In Mathare, a dense slum on the northern edge of Kenya’s capital, Nairobi, dozens of kids in filthy clothes hang out along a dirt road.
They sit on piles of trash, holding small plastic bottles under their noses. They are sniffing glue — a thick, industrial glue meant for shoe repair and upholstery.
Joseph Nganga, 15, says he inhales the fumes all day long. “When I’m really high on glue, even if you try to get my attention, if you call my name, I won’t hear you,” he says.
Thousands of street kids in Nairobi are addicted to glue. It’s cheap — about 25 cents for a small bottle — and the high lasts several hours.
Gathering places for addicts go by a common nickname: glue bars.
“Children from all over, they can go there, get a shot, and just enjoy the glue,” says Jones Muchedu of the Undugu Society, an organization that helps street kids. At a glue bar, he says, “no one will come and arrest them.”
Glue isn’t a controlled substance, but it is illegal for kids to sniff it. It leads to brain damage and can cause sudden death. Selling glue to children is also illegal.
But it’s not hard to find the dealer who supplies this glue bar.
A few blocks away, sitting on a stump at a quiet street corner, is a woman chomping on a toothpick. She’s 27-years-old — and pregnant. It takes some convincing, but she eventually agrees to talk.
“I started selling glue because of poverty,” she says. “I can’t get a job, and I can’t make a living. I have to get money to feed my children — they need food and clothes. This is the only work I can find.”
In Nairobi, most of the glue dealers are women. They’re called mama pimas — a Swahili term meaning, “women who measure or weigh.” This mama pima asks to be called “Jane.”

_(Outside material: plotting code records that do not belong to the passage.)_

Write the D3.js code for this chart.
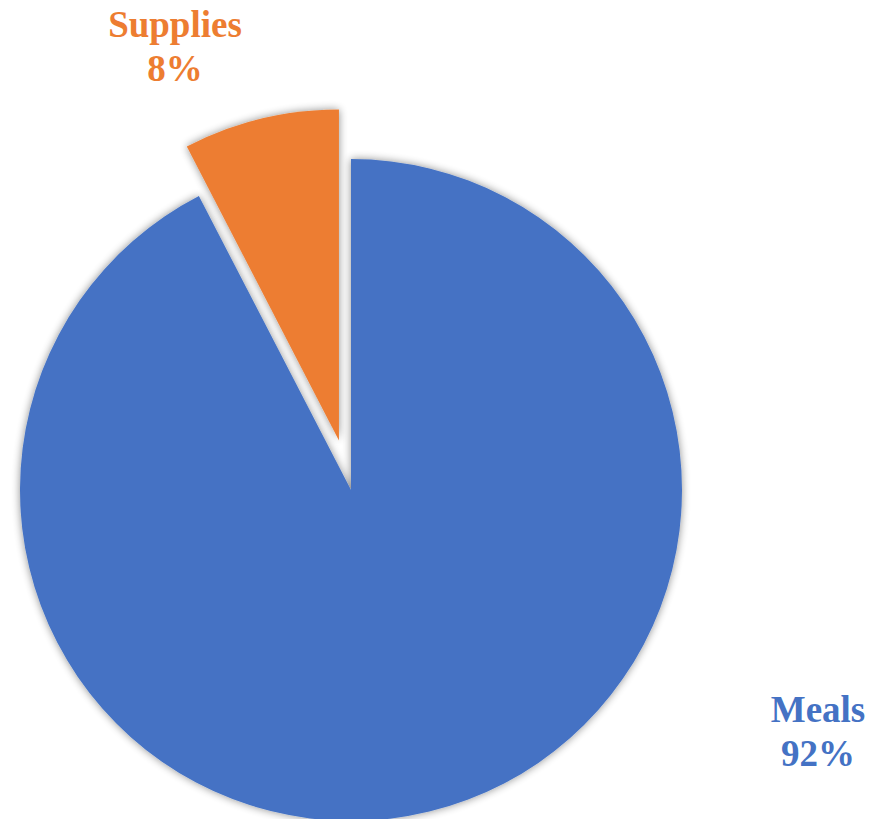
<!DOCTYPE html>
<html>
<head>
<meta charset="utf-8">
<script src="https://cdn.jsdelivr.net/npm/d3@7"></script>
<style>
  html, body { margin: 0; padding: 0; background: #fff; }
  svg { display: block; }
</style>
</head>
<body>
<div id="chart"></div>
<script>
// data (shares; labels round them)
const categories = ['Meals', 'Supplies'];
const values = [92.4, 7.6];
const colors = ['#4472C4', '#ED7D31'];

const W = 882, H = 819;
const cx = 351, cy = 490, R = 331;
const explode = 51;

const svg = d3.select('#chart').append('svg').attr('width', W).attr('height', H);

// soft shadow around slices
const defs = svg.append('defs');
const f = defs.append('filter').attr('id', 'shadow')
  .attr('x', '-10%').attr('y', '-10%').attr('width', '120%').attr('height', '120%');
f.append('feGaussianBlur').attr('in', 'SourceAlpha').attr('stdDeviation', 4).attr('result', 'b');
f.append('feComponentTransfer').attr('in', 'b').attr('result', 's')
  .append('feFuncA').attr('type', 'linear').attr('slope', 0.45);
const m = f.append('feMerge');
m.append('feMergeNode').attr('in', 's');
m.append('feMergeNode').attr('in', 'SourceGraphic');

// Meals starts at 12 o'clock going clockwise, Supplies fills the rest
const pie = d3.pie().sort(null).value(d => d.v);
const arcs = pie(categories.map((c, i) => ({ c, v: values[i], col: colors[i] })));
const arc = d3.arc().innerRadius(0).outerRadius(R);

const g = svg.append('g').attr('transform', `translate(${cx},${cy})`);

g.selectAll('path').data(arcs).join('path')
  .attr('d', arc)
  .attr('fill', d => d.data.col)
  .attr('filter', 'url(#shadow)')
  .attr('transform', d => {
    if (d.data.c !== 'Supplies') return null;
    const a = (d.startAngle + d.endAngle) / 2;
    return `translate(${Math.sin(a) * explode},${-Math.cos(a) * explode})`;
  });

// labels
const total = d3.sum(values);
const labelPos = { Supplies: [175, 37], Meals: [818, 722] };

categories.forEach((c, i) => {
  const [x, y] = labelPos[c];
  const t = svg.append('text')
    .attr('text-anchor', 'middle')
    .attr('font-family', '"Liberation Serif", "Times New Roman", serif')
    .attr('font-weight', 'bold')
    .attr('font-size', '37px')
    .attr('fill', colors[i]);
  t.append('tspan').attr('x', x).attr('y', y).text(c);
  t.append('tspan').attr('x', x).attr('y', y + 44).text(Math.round(values[i] / total * 100) + '%');
});
</script>
</body>
</html>
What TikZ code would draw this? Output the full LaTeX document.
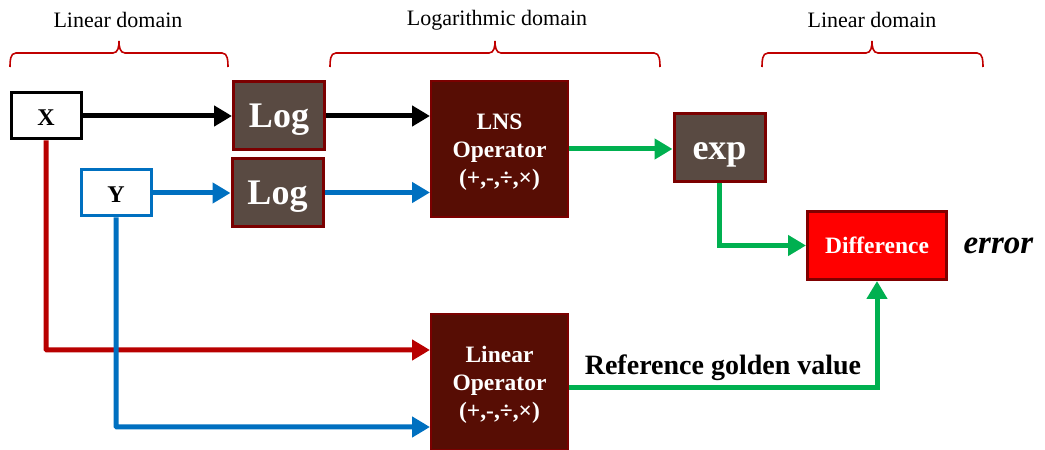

“I have three daughters, ages thirteen, seven, and four, and a fourth child on the way,” she says. “With the money that I and my husband make — he also sells glue — we can pay school fees and feed our kids. The children are healthy and doing well in school, and none of them sniff glue,” she adds.
“But sometimes I feel very guilty, especially when I sell glue to very small kids. They’re just children — like my own.”

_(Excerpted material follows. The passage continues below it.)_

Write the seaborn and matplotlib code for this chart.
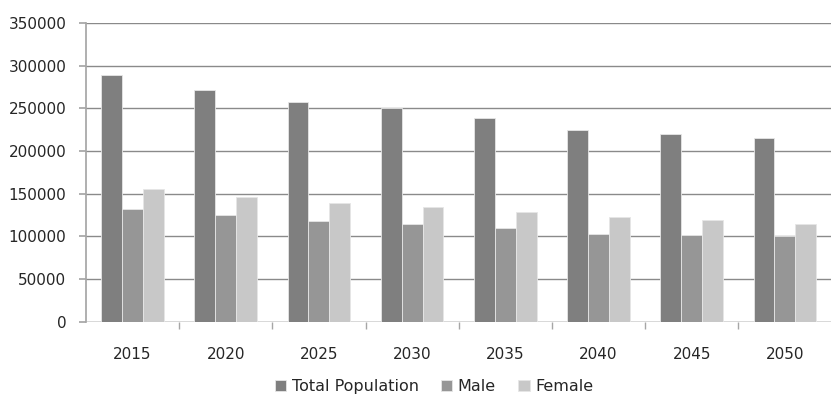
import seaborn as sns
import pandas as pd
import matplotlib.pyplot as plt
from matplotlib.ticker import FixedLocator, NullFormatter

# values
years = ['2015', '2020', '2025', '2030', '2035', '2040', '2045', '2050']
total = [288800, 271200, 257900, 250100, 238400, 224700, 220300, 215300]
male = [131900, 124900, 117900, 114700, 110400, 102600, 101800, 100300]
female = [155700, 146300, 139300, 134200, 128800, 123300, 119000, 114700]
series = ['Total Population', 'Male', 'Female']
colors = ['#7f7f7f', '#969696', '#c8c8c8']

df = pd.DataFrame({'Year': years, 'Total Population': total,
                   'Male': male, 'Female': female})
df = df.melt(id_vars='Year', var_name='Series', value_name='Value')

sns.set_theme(style="white")
plt.rcParams['font.family'] = ['DejaVu Sans']

fig, ax = plt.subplots(figsize=(8.34, 3.94), dpi=100)
fig.subplots_adjust(left=0.103, right=0.997, bottom=0.183, top=0.942)

sns.barplot(data=df, x='Year', y='Value', hue='Series', hue_order=series,
            order=years, palette=colors, width=0.67, gap=0,
            edgecolor='#e6e6e6', linewidth=0.6, ax=ax)

ax.set_ylim(0, 350000)
ax.set_xlim(-0.5, len(years) - 0.5)
ax.set_yticks(range(0, 350001, 50000))
ax.set_yticklabels([str(v) for v in range(0, 350001, 50000)])
ax.yaxis.grid(True, color='#8a8a8a', linewidth=1.0)
ax.set_axisbelow(True)

for side in ['top', 'right', 'bottom']:
    ax.spines[side].set_visible(False)
ax.spines['left'].set_color('#a6a6a6')
ax.axhline(0, color='#a6a6a6', linewidth=1.0, zorder=0)

ax.tick_params(axis='y', which='major', left=True, length=5, color='#a6a6a6',
               labelsize=11, labelcolor='#262626', pad=9)
ax.tick_params(axis='x', which='major', bottom=False, labelsize=11,
               labelcolor='#262626', pad=12)
ax.xaxis.set_minor_locator(FixedLocator([i + 0.5 for i in range(len(years) - 1)]))
ax.xaxis.set_minor_formatter(NullFormatter())
ax.tick_params(axis='x', which='minor', bottom=True, length=5, color='#a6a6a6')

ax.set_xlabel('')
ax.set_ylabel('')

leg = ax.legend(loc='center', bbox_to_anchor=(0.467, -0.215), ncol=3,
                frameon=False, fontsize=11.5, handlelength=0.7,
                handleheight=0.7, columnspacing=1.4, handletextpad=0.35)
for t in leg.get_texts():
    t.set_color('#262626')

fig.savefig('out.png', dpi=100)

It’s a disturbing moral dilemma that Jane faces — exploiting children to feed her own — but she seems to have developed her own code of ethics. She claims there are some things she won’t do.
“Sometimes, when I see an innocent child who comes to buy glue, I refuse,” she says. “I think, this is someone who has not been abused, who doesn’t live on the streets — they will be more harmed by the glue.”

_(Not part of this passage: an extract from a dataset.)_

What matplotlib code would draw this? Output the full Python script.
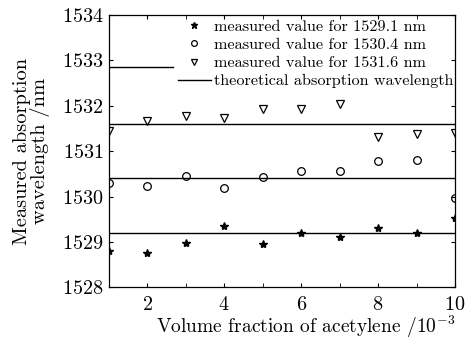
import matplotlib
matplotlib.use("Agg")
import matplotlib.pyplot as plt

plt.rcParams['font.family'] = ['cmr10', 'DejaVu Serif']
plt.rcParams['mathtext.fontset'] = 'cm'
plt.rcParams['axes.formatter.use_mathtext'] = True

x = [1, 2, 3, 4, 5, 6, 7, 8, 9, 10]
star_vals = [1528.80, 1528.75, 1528.98, 1529.36, 1528.95, 1529.20, 1529.11, 1529.30, 1529.19, 1529.53]
circle_vals = [1530.29, 1530.24, 1530.45, 1530.20, 1530.43, 1530.57, 1530.57, 1530.78, 1530.80, 1529.98]
tri_vals = [1531.45, 1531.67, 1531.78, 1531.73, 1531.93, 1531.93, 1532.04, 1531.31, 1531.38, 1531.41]
theory = [1529.2, 1530.4, 1531.6]
stray_line_y = 1532.86
stray_line_x = [1, 2.67]
x_major = [2, 4, 6, 8, 10]
x_minor = [3, 5, 7, 9]
y_ticks = [1528, 1529, 1530, 1531, 1532, 1533, 1534]

labels = ['measured value for 1529.1 nm', 'measured value for 1530.4 nm',
          'measured value for 1531.6 nm', 'theoretical absorption wavelength']

fig = plt.figure(figsize=(4.71, 3.39), dpi=100)
ax = fig.add_axes([0.231, 0.152, 0.735, 0.804])

h1, = ax.plot(x, star_vals, linestyle='none', marker='*', color='black', markersize=6)
h2, = ax.plot(x, circle_vals, linestyle='none', marker='o', mfc='none', mec='black', markersize=5.5, mew=0.9)
h3, = ax.plot(x, tri_vals, linestyle='none', marker='v', mfc='none', mec='black', markersize=6, mew=0.9)
h4 = None
for t in theory:
    h4, = ax.plot([1, 10], [t, t], color='black', linewidth=1.0)
ax.plot(stray_line_x, [stray_line_y, stray_line_y], color='black', linewidth=1.0)

ax.set_xlim(1, 10)
ax.set_ylim(1528, 1534)
ax.set_xticks(x_major)
ax.set_xticks(x_minor, minor=True)
ax.set_yticks(y_ticks)
ax.tick_params(which='both', direction='in', top=True, right=True, length=3, labelsize=14.5)
ax.tick_params(axis='x', which='major', pad=6)
ax.tick_params(axis='y', pad=4)
for s in ax.spines.values():
    s.set_linewidth(0.9)

ax.set_xlabel(r'Volume fraction of acetylene /$10^{-3}$', fontsize=14.0)
ax.xaxis.set_label_coords(0.57, -0.097, transform=ax.transAxes)
ax.xaxis.label.set_va('top')
ax.set_ylabel('Measured absorption\nwavelength /nm', fontsize=14.7, labelpad=8, linespacing=0.95)

leg = ax.legend([h1, h2, h3, h4], labels, loc='upper right', bbox_to_anchor=(1.0, 0.99),
                frameon=False, fontsize=11.7, handlelength=2.0, handletextpad=0.2,
                labelspacing=0.24, borderpad=0.1, borderaxespad=0.0, markerscale=0.75)

fig.savefig('out.png', dpi=100)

But she says she doesn’t feel bad about selling glue to children who look like they’ve sniffing for a long time, or who look like they live on the street.
“In that situation, I usually don’t feel guilty,” she says. “I need the money. If I don’t sell to them, what will my family eat tonight?”
Jane may be taking advantage of street kids — and making judgments about how “innocent” they are — but she is also being exploited. Police regularly extort money from dealers like Jane. Glue manufacturers and vendors make money by selling her their product. And neighborhood bosses charge for the right to sell glue in their areas.
Jones Muchedu, the advocate for street children, says a lot of people capitalize on the desperation of mama pimas like Jane.
“There’s a chain of other people who are benefiting,” he says. “There’s a lot of corruption, and it’s becoming a good business.”